§ **Stated problem**: From the very first line of the data to the line containing "-0.7, 0.09, -3.07];", retype everything exactly, leaving the pictures behind.

"""

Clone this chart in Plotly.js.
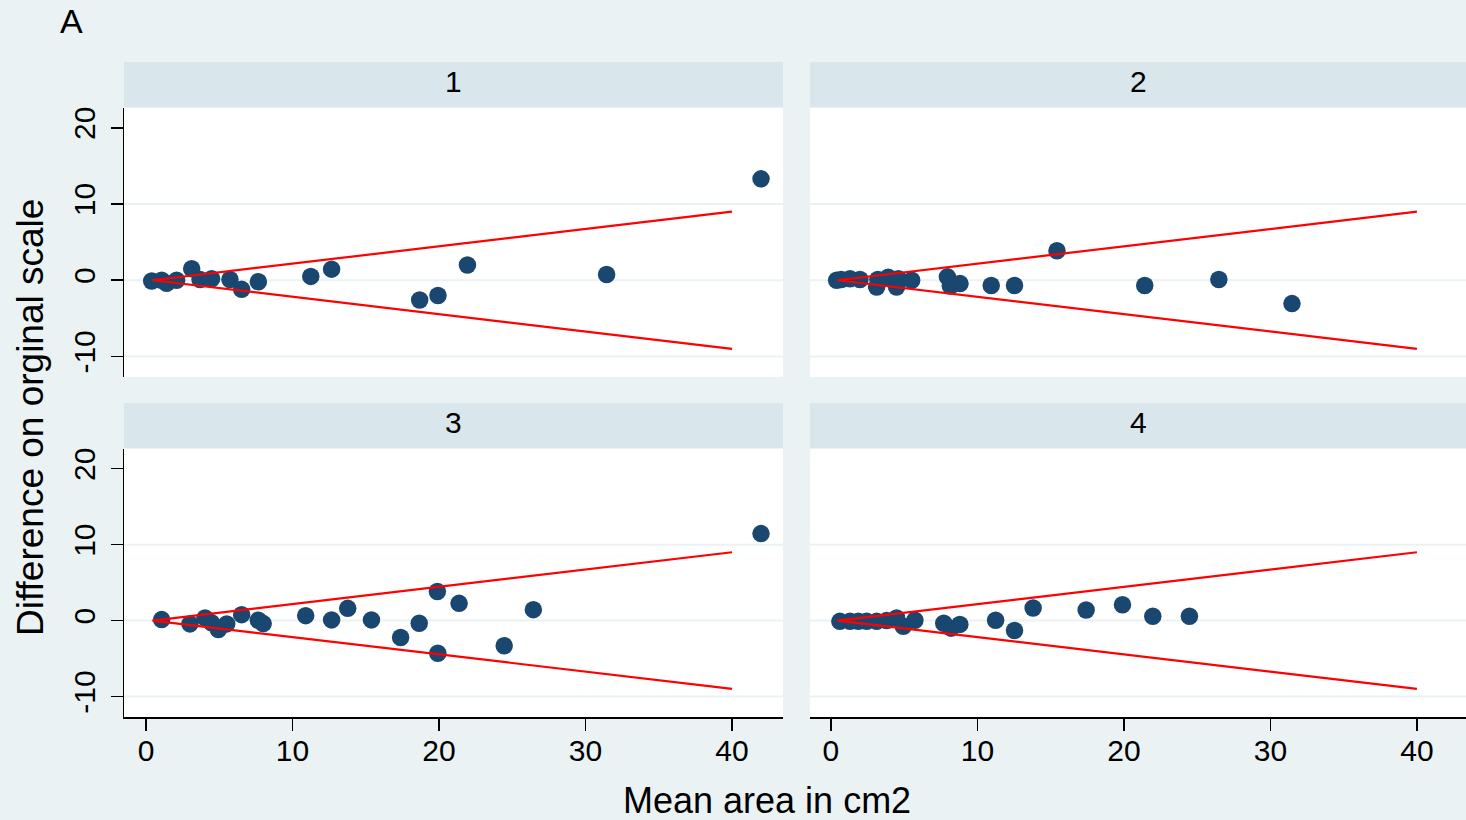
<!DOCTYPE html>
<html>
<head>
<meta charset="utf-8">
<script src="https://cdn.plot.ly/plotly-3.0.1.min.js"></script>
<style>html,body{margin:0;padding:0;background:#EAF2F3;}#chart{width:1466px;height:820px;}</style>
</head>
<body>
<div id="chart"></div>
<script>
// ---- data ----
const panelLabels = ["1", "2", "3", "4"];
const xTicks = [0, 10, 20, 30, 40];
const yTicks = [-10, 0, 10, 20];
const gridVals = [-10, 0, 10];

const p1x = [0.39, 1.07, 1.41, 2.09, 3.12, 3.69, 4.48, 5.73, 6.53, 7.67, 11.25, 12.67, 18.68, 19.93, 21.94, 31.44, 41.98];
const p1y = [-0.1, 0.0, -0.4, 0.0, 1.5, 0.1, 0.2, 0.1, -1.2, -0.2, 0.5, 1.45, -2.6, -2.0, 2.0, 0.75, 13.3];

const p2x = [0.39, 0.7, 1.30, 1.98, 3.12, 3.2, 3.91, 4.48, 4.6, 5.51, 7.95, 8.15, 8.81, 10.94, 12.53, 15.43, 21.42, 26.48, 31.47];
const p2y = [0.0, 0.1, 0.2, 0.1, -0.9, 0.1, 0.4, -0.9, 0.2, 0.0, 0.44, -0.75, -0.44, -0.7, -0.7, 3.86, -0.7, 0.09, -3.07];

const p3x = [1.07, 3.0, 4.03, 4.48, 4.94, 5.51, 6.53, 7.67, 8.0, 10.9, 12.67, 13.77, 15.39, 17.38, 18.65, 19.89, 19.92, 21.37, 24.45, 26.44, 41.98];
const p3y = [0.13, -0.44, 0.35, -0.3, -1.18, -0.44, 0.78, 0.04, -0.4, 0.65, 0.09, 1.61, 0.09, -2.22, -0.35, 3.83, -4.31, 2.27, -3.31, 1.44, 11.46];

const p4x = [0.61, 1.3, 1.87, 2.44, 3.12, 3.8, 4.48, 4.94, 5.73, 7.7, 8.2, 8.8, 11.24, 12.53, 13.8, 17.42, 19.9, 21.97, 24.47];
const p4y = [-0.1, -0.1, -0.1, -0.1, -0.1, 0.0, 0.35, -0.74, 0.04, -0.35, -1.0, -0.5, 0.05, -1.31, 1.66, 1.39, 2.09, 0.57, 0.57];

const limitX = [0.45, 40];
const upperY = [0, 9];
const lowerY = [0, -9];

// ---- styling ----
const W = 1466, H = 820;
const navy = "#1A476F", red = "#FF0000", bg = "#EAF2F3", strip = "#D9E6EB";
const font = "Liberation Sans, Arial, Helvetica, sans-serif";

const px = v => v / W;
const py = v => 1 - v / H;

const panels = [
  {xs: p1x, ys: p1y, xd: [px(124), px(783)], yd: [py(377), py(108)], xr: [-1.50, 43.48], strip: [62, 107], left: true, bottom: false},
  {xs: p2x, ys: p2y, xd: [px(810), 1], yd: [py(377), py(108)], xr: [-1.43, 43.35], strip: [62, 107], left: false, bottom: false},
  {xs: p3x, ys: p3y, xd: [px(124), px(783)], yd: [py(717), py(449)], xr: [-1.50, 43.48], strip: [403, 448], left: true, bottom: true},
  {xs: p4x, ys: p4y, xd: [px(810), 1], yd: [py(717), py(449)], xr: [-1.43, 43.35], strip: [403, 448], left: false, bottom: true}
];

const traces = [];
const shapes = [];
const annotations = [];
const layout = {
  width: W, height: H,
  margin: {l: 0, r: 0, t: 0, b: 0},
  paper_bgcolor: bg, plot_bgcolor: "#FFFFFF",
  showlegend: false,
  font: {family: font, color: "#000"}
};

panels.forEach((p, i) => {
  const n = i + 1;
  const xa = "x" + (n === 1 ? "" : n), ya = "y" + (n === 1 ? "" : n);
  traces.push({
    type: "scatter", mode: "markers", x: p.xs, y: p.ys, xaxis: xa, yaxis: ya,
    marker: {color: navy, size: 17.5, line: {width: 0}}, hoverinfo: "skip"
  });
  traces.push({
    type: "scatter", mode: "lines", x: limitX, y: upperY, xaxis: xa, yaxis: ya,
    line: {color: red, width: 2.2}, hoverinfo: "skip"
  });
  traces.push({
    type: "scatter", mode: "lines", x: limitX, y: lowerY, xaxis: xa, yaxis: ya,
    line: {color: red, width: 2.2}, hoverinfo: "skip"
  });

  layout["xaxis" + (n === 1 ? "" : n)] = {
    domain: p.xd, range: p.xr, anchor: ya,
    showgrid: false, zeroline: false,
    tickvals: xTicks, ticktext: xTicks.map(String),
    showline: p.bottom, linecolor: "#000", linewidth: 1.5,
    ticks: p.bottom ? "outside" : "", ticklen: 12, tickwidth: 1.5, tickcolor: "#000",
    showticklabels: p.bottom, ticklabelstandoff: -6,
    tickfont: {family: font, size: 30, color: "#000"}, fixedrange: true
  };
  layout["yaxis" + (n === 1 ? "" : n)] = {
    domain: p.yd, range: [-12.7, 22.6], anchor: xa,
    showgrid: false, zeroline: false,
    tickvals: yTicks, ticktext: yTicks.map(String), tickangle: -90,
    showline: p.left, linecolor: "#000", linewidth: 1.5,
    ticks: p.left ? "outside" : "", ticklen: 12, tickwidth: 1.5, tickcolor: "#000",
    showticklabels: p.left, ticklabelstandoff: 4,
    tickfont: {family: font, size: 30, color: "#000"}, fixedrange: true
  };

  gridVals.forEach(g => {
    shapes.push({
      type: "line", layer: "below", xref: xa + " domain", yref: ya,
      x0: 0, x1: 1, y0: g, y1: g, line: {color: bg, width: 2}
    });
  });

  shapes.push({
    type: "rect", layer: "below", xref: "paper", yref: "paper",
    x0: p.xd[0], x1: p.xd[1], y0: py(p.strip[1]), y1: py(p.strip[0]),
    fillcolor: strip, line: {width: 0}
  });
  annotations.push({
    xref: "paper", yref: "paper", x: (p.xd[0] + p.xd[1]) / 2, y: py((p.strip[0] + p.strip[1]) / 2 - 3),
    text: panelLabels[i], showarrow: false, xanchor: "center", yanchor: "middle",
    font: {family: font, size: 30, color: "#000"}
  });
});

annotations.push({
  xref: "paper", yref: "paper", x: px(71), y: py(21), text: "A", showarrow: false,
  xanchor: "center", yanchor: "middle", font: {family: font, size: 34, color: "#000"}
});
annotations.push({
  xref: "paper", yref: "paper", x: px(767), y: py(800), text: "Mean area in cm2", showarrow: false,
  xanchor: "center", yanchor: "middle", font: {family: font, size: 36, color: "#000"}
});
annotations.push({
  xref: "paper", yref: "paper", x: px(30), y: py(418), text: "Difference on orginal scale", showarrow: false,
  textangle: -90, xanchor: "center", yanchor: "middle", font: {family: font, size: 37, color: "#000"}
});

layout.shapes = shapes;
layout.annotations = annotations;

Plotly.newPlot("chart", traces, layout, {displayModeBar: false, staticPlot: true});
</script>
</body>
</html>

"""

§ **The output**:
Clone this chart in Plotly.js.
<!DOCTYPE html>
<html>
<head>
<meta charset="utf-8">
<script src="https://cdn.plot.ly/plotly-3.0.1.min.js"></script>
<style>html,body{margin:0;padding:0;background:#EAF2F3;}#chart{width:1466px;height:820px;}</style>
</head>
<body>
<div id="chart"></div>
<script>
// ---- data ----
const panelLabels = ["1", "2", "3", "4"];
const xTicks = [0, 10, 20, 30, 40];
const yTicks = [-10, 0, 10, 20];
const gridVals = [-10, 0, 10];

const p1x = [0.39, 1.07, 1.41, 2.09, 3.12, 3.69, 4.48, 5.73, 6.53, 7.67, 11.25, 12.67, 18.68, 19.93, 21.94, 31.44, 41.98];
const p1y = [-0.1, 0.0, -0.4, 0.0, 1.5, 0.1, 0.2, 0.1, -1.2, -0.2, 0.5, 1.45, -2.6, -2.0, 2.0, 0.75, 13.3];

const p2x = [0.39, 0.7, 1.30, 1.98, 3.12, 3.2, 3.91, 4.48, 4.6, 5.51, 7.95, 8.15, 8.81, 10.94, 12.53, 15.43, 21.42, 26.48, 31.47];
const p2y = [0.0, 0.1, 0.2, 0.1, -0.9, 0.1, 0.4, -0.9, 0.2, 0.0, 0.44, -0.75, -0.44, -0.7, -0.7, 3.86, -0.7, 0.09, -3.07];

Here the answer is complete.